Zafar—who has studied the New Testament, the Old Testament, and the Quran—replies that the latter idea refers to the word taqiyya but he's only heard the term used by anti-Islam groups. Often, Zafar says, people will accuse him of taqiyya when they hear him preaching Islam as a faith of peace and tolerance. The sun beats down directly overhead.

The man then says, "Give me one example where Christians have killed thousands of people." He sticks his hands in his jean pockets, waiting.

"Give you one example? Uh, the K.K.K., the Crusades...."
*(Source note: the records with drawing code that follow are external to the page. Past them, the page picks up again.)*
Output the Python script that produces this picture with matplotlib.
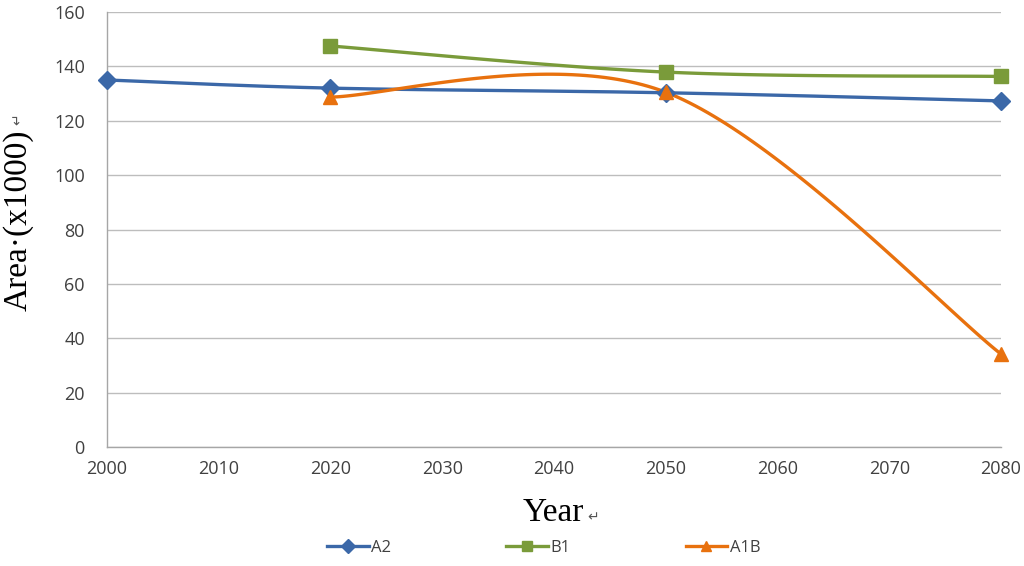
import numpy as np
import matplotlib
matplotlib.use("Agg")
import matplotlib.pyplot as plt

years_a2 = [2000, 2020, 2050, 2080]
a2 = [135.0, 132.0, 130.3, 127.3]
years_b1 = [2020, 2050, 2080]
b1 = [147.5, 137.9, 136.3]
years_a1b = [2020, 2050, 2080]
a1b = [128.7, 130.5, 34.2]

x_ticks = list(range(2000, 2081, 10))
y_ticks = list(range(0, 161, 20))

fig = plt.figure(figsize=(10.24, 5.66), dpi=100)
ax = fig.add_axes([0.1045, 0.2102, 0.873, 0.7686])
ax.set_xlim(2000, 2080)
ax.set_ylim(0, 160)

W, H = 894.0, 435.0  # approx plot size in px for smoothing in screen space


def smooth(xs, ys, n=60):
    px = [(x - 2000) * W / 80 for x in xs]
    py = [y * H / 160 for y in ys]
    P = np.array(list(zip(px, py)))
    out = []
    m = len(P)
    for i in range(m - 1):
        p0 = P[i - 1] if i > 0 else P[i]
        p1 = P[i]
        p2 = P[i + 1]
        p3 = P[i + 2] if i + 2 < m else P[i + 1]
        c1 = p1 + (p2 - p0) / 6
        c2 = p2 - (p3 - p1) / 6
        t = np.linspace(0, 1, n)[:, None]
        seg = (1 - t) ** 3 * p1 + 3 * (1 - t) ** 2 * t * c1 + 3 * (1 - t) * t ** 2 * c2 + t ** 3 * p2
        out.append(seg if i == 0 else seg[1:])
    S = np.vstack(out)
    return S[:, 0] * 80 / W + 2000, S[:, 1] * 160 / H


series = [
    ("A2", years_a2, a2, "#3B68A8", "D", 9),
    ("B1", years_b1, b1, "#7A9B3A", "s", 10),
    ("A1B", years_a1b, a1b, "#E8710E", "^", 10),
]
for name, xs, ys, col, mk, ms in series:
    sx, sy = smooth(xs, ys)
    ax.plot(sx, sy, color=col, lw=2.4, zorder=3, clip_on=False)
    ax.plot(xs, ys, linestyle="none", marker=mk, ms=ms, color=col, zorder=4, clip_on=False)
    ax.plot([], [], color=col, lw=2.4, marker=mk, ms=7, label=name)

ax.set_xticks(x_ticks)
ax.set_yticks(y_ticks)
ax.grid(axis="y", color="#BDBDBD", lw=1.0)
ax.set_axisbelow(True)
for s in ["top", "right"]:
    ax.spines[s].set_visible(False)
for s in ["left", "bottom"]:
    ax.spines[s].set_color("#A6A6A6")
    ax.spines[s].set_linewidth(1.0)
ax.tick_params(axis="x", length=0, pad=9, labelsize=13, labelcolor="#404040")
ax.tick_params(axis="y", length=0, pad=16, labelsize=13, labelcolor="#404040")
for lab in ax.get_xticklabels() + ax.get_yticklabels():
    lab.set_family(["Open Sans", "DejaVu Sans"])

serif = ["Liberation Serif", "DejaVu Serif"]
fig.text(0.540, 0.0936, "Year", family=serif, fontsize=24, ha="center", va="center")
fig.text(0.0176, 0.611, "Area\u00b7(x1000)", family=serif, fontsize=24, ha="center", va="center", rotation=90)
fig.text(0.579, 0.086, "\u21b5", fontsize=10, family="DejaVu Sans", color="#555555", ha="center", va="center")
fig.text(0.0176, 0.79, "\u21b5", fontsize=10, family="DejaVu Sans", color="#555555", rotation=90, ha="center", va="center")

leg = fig.legend(loc="center", bbox_to_anchor=(0.531, 0.032), ncol=3, frameon=False,
                 columnspacing=6.9, handlelength=2.5, handletextpad=0.15,
                 prop={"family": "Open Sans", "size": 12})
for t in leg.get_texts():
    t.set_color("#404040")

fig.savefig("out.png", dpi=100)
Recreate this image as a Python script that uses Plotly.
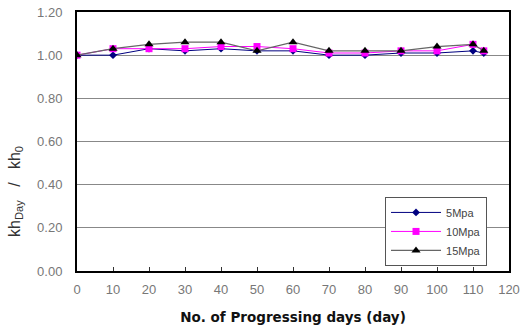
import plotly.graph_objects as go

days = [0, 10, 20, 30, 40, 50, 60, 70, 80, 90, 100, 110, 113]
mpa5 = [1.00, 1.00, 1.03, 1.02, 1.03, 1.02, 1.02, 1.00, 1.00, 1.01, 1.01, 1.02, 1.01]
mpa10 = [1.00, 1.03, 1.03, 1.03, 1.04, 1.04, 1.03, 1.01, 1.01, 1.02, 1.02, 1.05, 1.02]
mpa15 = [1.00, 1.03, 1.05, 1.06, 1.06, 1.02, 1.06, 1.02, 1.02, 1.02, 1.04, 1.05, 1.02]
y_ticks = [0.0, 0.2, 0.4, 0.6, 0.8, 1.0, 1.2]
x_ticks = list(range(0, 121, 10))

fig = go.Figure()
fig.add_trace(go.Scatter(x=days, y=mpa5, name="5Mpa", mode="lines+markers",
                         line=dict(color="#000080", width=1),
                         marker=dict(symbol="diamond", size=6, color="#000080")))
fig.add_trace(go.Scatter(x=days, y=mpa10, name="10Mpa", mode="lines+markers",
                         line=dict(color="#FF00FF", width=1),
                         marker=dict(symbol="square", size=7, color="#FF00FF")))
fig.add_trace(go.Scatter(x=days, y=mpa15, name="15Mpa", mode="lines+markers",
                         line=dict(color="#666666", width=1.2),
                         marker=dict(symbol="triangle-up", size=8, color="#000000")))

fig.update_layout(
    width=520, height=331,
    margin=dict(l=77, r=11, t=12, b=60),
    paper_bgcolor="white", plot_bgcolor="white",
    font=dict(family="Liberation Sans", size=11, color="#555555"),
    xaxis=dict(range=[0, 120], tickvals=x_ticks, ticks="inside", ticklen=4,
               tickcolor="#333", showgrid=False, showline=True, linecolor="black",
               linewidth=2, mirror=True, zeroline=False, automargin=False,
               ticklabelstandoff=5, ticklabeloverflow="allow",
               tickfont=dict(family="Liberation Sans", size=13, color="#777777"),
               title=dict(text="<b>No. of Progressing days (day)</b>",
                          font=dict(family="DejaVu Sans", size=13.5, color="#111111"),
                          standoff=17)),
    yaxis=dict(range=[0, 1.2], tickvals=y_ticks, tickformat=".2f",
               showgrid=True, gridcolor="#888888", gridwidth=1,
               showline=True, linecolor="black", linewidth=2, mirror=True,
               zeroline=False, ticks="", automargin=False,
               ticklabelstandoff=10, ticklabeloverflow="allow",
               tickfont=dict(family="Liberation Sans", size=13, color="#777777")),
    legend=dict(x=0.713, y=0.286, xanchor="left", yanchor="top",
                bgcolor="white", bordercolor="#555555", borderwidth=1,
                font=dict(family="Liberation Sans", size=11, color="#444444"),
                itemwidth=50, tracegroupgap=0),
    showlegend=True,
    annotations=[dict(text="kh<sub>Day</sub>   /   kh<sub>0</sub>",
                      xref="paper", yref="paper", x=-0.1435, y=0.305,
                      xanchor="center", yanchor="middle", textangle=-90,
                      showarrow=False,
                      font=dict(family="Liberation Sans", size=16, color="#333333"))],
)

fig.write_html("out.html",
               config={"displayModeBar": False},
               post_script="document.body.style.margin='0';document.body.style.overflow='hidden';")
"The Crusades, as I understand, were a defensive response," the man says, interrupting. "Anyway, it's historical. No, give me an example today where Christians have killed thousands of people."

Zafar has heard this sentiment before—that not all Muslims are terrorists, but all terrorists are Muslims.

"The Lord's Resistance Army," Zafar says.

The man nods but still seems unconvinced that all religions are created equal. "The bottom line is, it comes down to whether you believe in Allah or Jesus as God," he says.

Zafar argues God should not be a dividing factor between religions because his God teaches kindness and love for one's neighbor—just as the Christian God does.

The man nods several times. "True, true," he says. "I guess when we die, we'll see who's right."

The 30-minute conversation has made Zafar late for prayer. On the car ride back to the mosque, Zafar calls the man a "Google scholar," someone who believes whatever they read on the Internet about Islam.

Rather than dissuading him though, these sorts of encounters only motivate Zafar to return. "I'm allowing them to see the human in me," he says.